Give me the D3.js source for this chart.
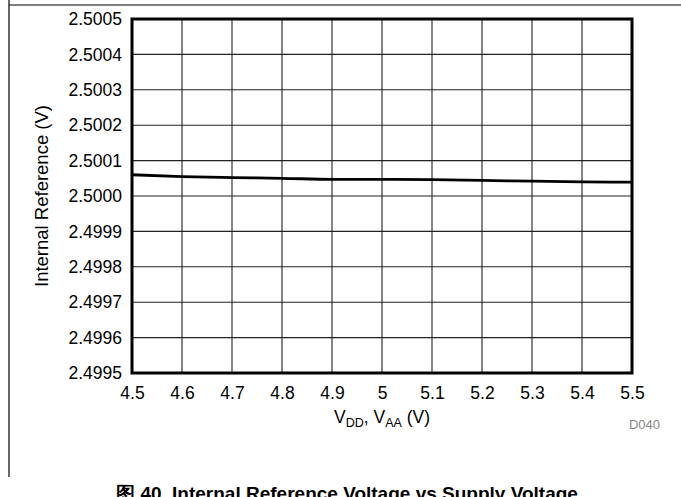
<!DOCTYPE html>
<html><head><meta charset="utf-8">
<script src="https://cdn.jsdelivr.net/npm/d3@7"></script>
<style>body{margin:0;background:#fff}svg{display:block}</style>
</head><body>
<script>
const xTicks = [4.5, 4.6, 4.7, 4.8, 4.9, 5.0, 5.1, 5.2, 5.3, 5.4, 5.5];
const xTickLabels = ["4.5","4.6","4.7","4.8","4.9","5","5.1","5.2","5.3","5.4","5.5"];
const yTicks = [2.4995, 2.4996, 2.4997, 2.4998, 2.4999, 2.5000, 2.5001, 2.5002, 2.5003, 2.5004, 2.5005];
const yTickLabels = ["2.4995","2.4996","2.4997","2.4998","2.4999","2.5000","2.5001","2.5002","2.5003","2.5004","2.5005"];
const supplyV = [4.5, 4.6, 4.7, 4.8, 4.9, 5.0, 5.1, 5.2, 5.3, 5.4, 5.5];
const refV = [2.500060, 2.500055, 2.500052, 2.500050, 2.500047, 2.500047, 2.500046, 2.500044, 2.500042, 2.500040, 2.500039];

const W = 681, H = 497;
const L = 132, R = 632, T = 19, B = 373;
const font = "'Liberation Sans', Arial, sans-serif";

const svg = d3.select("body").append("svg").attr("width", W).attr("height", H);
const x = d3.scaleLinear().domain([4.5, 5.5]).range([L, R]);
const y = d3.scaleLinear().domain([2.4995, 2.5005]).range([B, T]);

// page frame lines
svg.append("line").attr("x1", 9).attr("x2", W).attr("y1", 5).attr("y2", 5).attr("stroke", "#000").attr("stroke-width", 1.2);
svg.append("line").attr("x1", 9).attr("x2", 9).attr("y1", 0).attr("y2", 477).attr("stroke", "#000").attr("stroke-width", 1.2);

// grid
const g = svg.append("g");
g.selectAll(".vg").data(xTicks.slice(1, -1)).enter().append("line")
  .attr("x1", d => x(d)).attr("x2", d => x(d)).attr("y1", T).attr("y2", B)
  .attr("stroke", "#222").attr("stroke-width", 1.1);
g.selectAll(".hg").data(yTicks.slice(1, -1)).enter().append("line")
  .attr("y1", d => y(d)).attr("y2", d => y(d)).attr("x1", L).attr("x2", R)
  .attr("stroke", "#222").attr("stroke-width", 1.1);

// axes (labels only)
const xAxis = d3.axisBottom(x).tickValues(xTicks).tickFormat((d, i) => xTickLabels[i]).tickSize(0).tickPadding(14);
const yAxis = d3.axisLeft(y).tickValues(yTicks).tickFormat((d, i) => yTickLabels[i]).tickSize(0).tickPadding(10);
const gx = svg.append("g").attr("transform", `translate(0,${B})`).call(xAxis);
const gy = svg.append("g").attr("transform", `translate(${L},0)`).call(yAxis);
[gx, gy].forEach(a => {
  a.select(".domain").remove();
  a.selectAll("text").attr("font-family", font).attr("font-size", "17.5px").attr("fill", "#000");
});

// data line
svg.append("path").datum(supplyV.map((v, i) => [v, refV[i]]))
  .attr("fill", "none").attr("stroke", "#000").attr("stroke-width", 2.8)
  .attr("d", d3.line().x(d => x(d[0])).y(d => y(d[1])).curve(d3.curveMonotoneX));

// border
svg.append("rect").attr("x", L).attr("y", T).attr("width", R - L).attr("height", B - T)
  .attr("fill", "none").attr("stroke", "#000").attr("stroke-width", 3);

// axis titles
svg.append("text").attr("transform", `translate(48,${(T + B) / 2}) rotate(-90)`)
  .attr("text-anchor", "middle").attr("font-family", font).attr("font-size", "18.5px")
  .text("Internal Reference (V)");

const xt = svg.append("text").attr("x", (L + R) / 2).attr("y", 423).attr("text-anchor", "middle")
  .attr("font-family", font).attr("font-size", "17.5px");
xt.append("tspan").text("V");
xt.append("tspan").attr("font-size", "12.5px").attr("dy", 4).text("DD");
xt.append("tspan").attr("dy", -4).text(", V");
xt.append("tspan").attr("font-size", "12.5px").attr("dy", 4).text("AA");
xt.append("tspan").attr("dy", -4).text(" (V)");

svg.append("text").attr("x", 660).attr("y", 429).attr("text-anchor", "end")
  .attr("font-family", font).attr("font-size", "13px").attr("fill", "#888").text("D040");

// caption
svg.append("text").attr("x", 347).attr("y", 500).attr("text-anchor", "middle")
  .attr("font-family", font).attr("font-size", "19px").attr("font-weight", "bold")
  .text("图 40. Internal Reference Voltage vs Supply Voltage");
</script>
</body></html>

What the task asks:
Leave out the pictures and restate everything else word for word.

Right answer:
Give me the D3.js source for this chart.
<!DOCTYPE html>
<html><head><meta charset="utf-8">
<script src="https://cdn.jsdelivr.net/npm/d3@7"></script>
<style>body{margin:0;background:#fff}svg{display:block}</style>
</head><body>
<script>
const xTicks = [4.5, 4.6, 4.7, 4.8, 4.9, 5.0, 5.1, 5.2, 5.3, 5.4, 5.5];
const xTickLabels = ["4.5","4.6","4.7","4.8","4.9","5","5.1","5.2","5.3","5.4","5.5"];
const yTicks = [2.4995, 2.4996, 2.4997, 2.4998, 2.4999, 2.5000, 2.5001, 2.5002, 2.5003, 2.5004, 2.5005];
const yTickLabels = ["2.4995","2.4996","2.4997","2.4998","2.4999","2.5000","2.5001","2.5002","2.5003","2.5004","2.5005"];
const supplyV = [4.5, 4.6, 4.7, 4.8, 4.9, 5.0, 5.1, 5.2, 5.3, 5.4, 5.5];
const refV = [2.500060, 2.500055, 2.500052, 2.500050, 2.500047, 2.500047, 2.500046, 2.500044, 2.500042, 2.500040, 2.500039];

const W = 681, H = 497;
const L = 132, R = 632, T = 19, B = 373;
const font = "'Liberation Sans', Arial, sans-serif";

const svg = d3.select("body").append("svg").attr("width", W).attr("height", H);
const x = d3.scaleLinear().domain([4.5, 5.5]).range([L, R]);
const y = d3.scaleLinear().domain([2.4995, 2.5005]).range([B, T]);

// page frame lines
svg.append("line").attr("x1", 9).attr("x2", W).attr("y1", 5).attr("y2", 5).attr("stroke", "#000").attr("stroke-width", 1.2);
svg.append("line").attr("x1", 9).attr("x2", 9).attr("y1", 0).attr("y2", 477).attr("stroke", "#000").attr("stroke-width", 1.2);

// grid
const g = svg.append("g");
g.selectAll(".vg").data(xTicks.slice(1, -1)).enter().append("line")
  .attr("x1", d => x(d)).attr("x2", d => x(d)).attr("y1", T).attr("y2", B)
  .attr("stroke", "#222").attr("stroke-width", 1.1);
g.selectAll(".hg").data(yTicks.slice(1, -1)).enter().append("line")
  .attr("y1", d => y(d)).attr("y2", d => y(d)).attr("x1", L).attr("x2", R)
  .attr("stroke", "#222").attr("stroke-width", 1.1);

// axes (labels only)
const xAxis = d3.axisBottom(x).tickValues(xTicks).tickFormat((d, i) => xTickLabels[i]).tickSize(0).tickPadding(14);
const yAxis = d3.axisLeft(y).tickValues(yTicks).tickFormat((d, i) => yTickLabels[i]).tickSize(0).tickPadding(10);
const gx = svg.append("g").attr("transform", `translate(0,${B})`).call(xAxis);
const gy = svg.append("g").attr("transform", `translate(${L},0)`).call(yAxis);
[gx, gy].forEach(a => {
  a.select(".domain").remove();
  a.selectAll("text").attr("font-family", font).attr("font-size", "17.5px").attr("fill", "#000");
});

// data line
svg.append("path").datum(supplyV.map((v, i) => [v, refV[i]]))
  .attr("fill", "none").attr("stroke", "#000").attr("stroke-width", 2.8)
  .attr("d", d3.line().x(d => x(d[0])).y(d => y(d[1])).curve(d3.curveMonotoneX));

// border
svg.append("rect").attr("x", L).attr("y", T).attr("width", R - L).attr("height", B - T)
  .attr("fill", "none").attr("stroke", "#000").attr("stroke-width", 3);

// axis titles
svg.append("text").attr("transform", `translate(48,${(T + B) / 2}) rotate(-90)`)
  .attr("text-anchor", "middle").attr("font-family", font).attr("font-size", "18.5px")
  .text("Internal Reference (V)");

const xt = svg.append("text").attr("x", (L + R) / 2).attr("y", 423).attr("text-anchor", "middle")
  .attr("font-family", font).attr("font-size", "17.5px");
xt.append("tspan").text("V");
xt.append("tspan").attr("font-size", "12.5px").attr("dy", 4).text("DD");
xt.append("tspan").attr("dy", -4).text(", V");
xt.append("tspan").attr("font-size", "12.5px").attr("dy", 4).text("AA");
xt.append("tspan").attr("dy", -4).text(" (V)");

svg.append("text").attr("x", 660).attr("y", 429).attr("text-anchor", "end")
  .attr("font-family", font).attr("font-size", "13px").attr("fill", "#888").text("D040");

// caption
svg.append("text").attr("x", 347).attr("y", 500).attr("text-anchor", "middle")
  .attr("font-family", font).attr("font-size", "19px").attr("font-weight", "bold")
  .text("图 40. Internal Reference Voltage vs Supply Voltage");
</script>
</body></html>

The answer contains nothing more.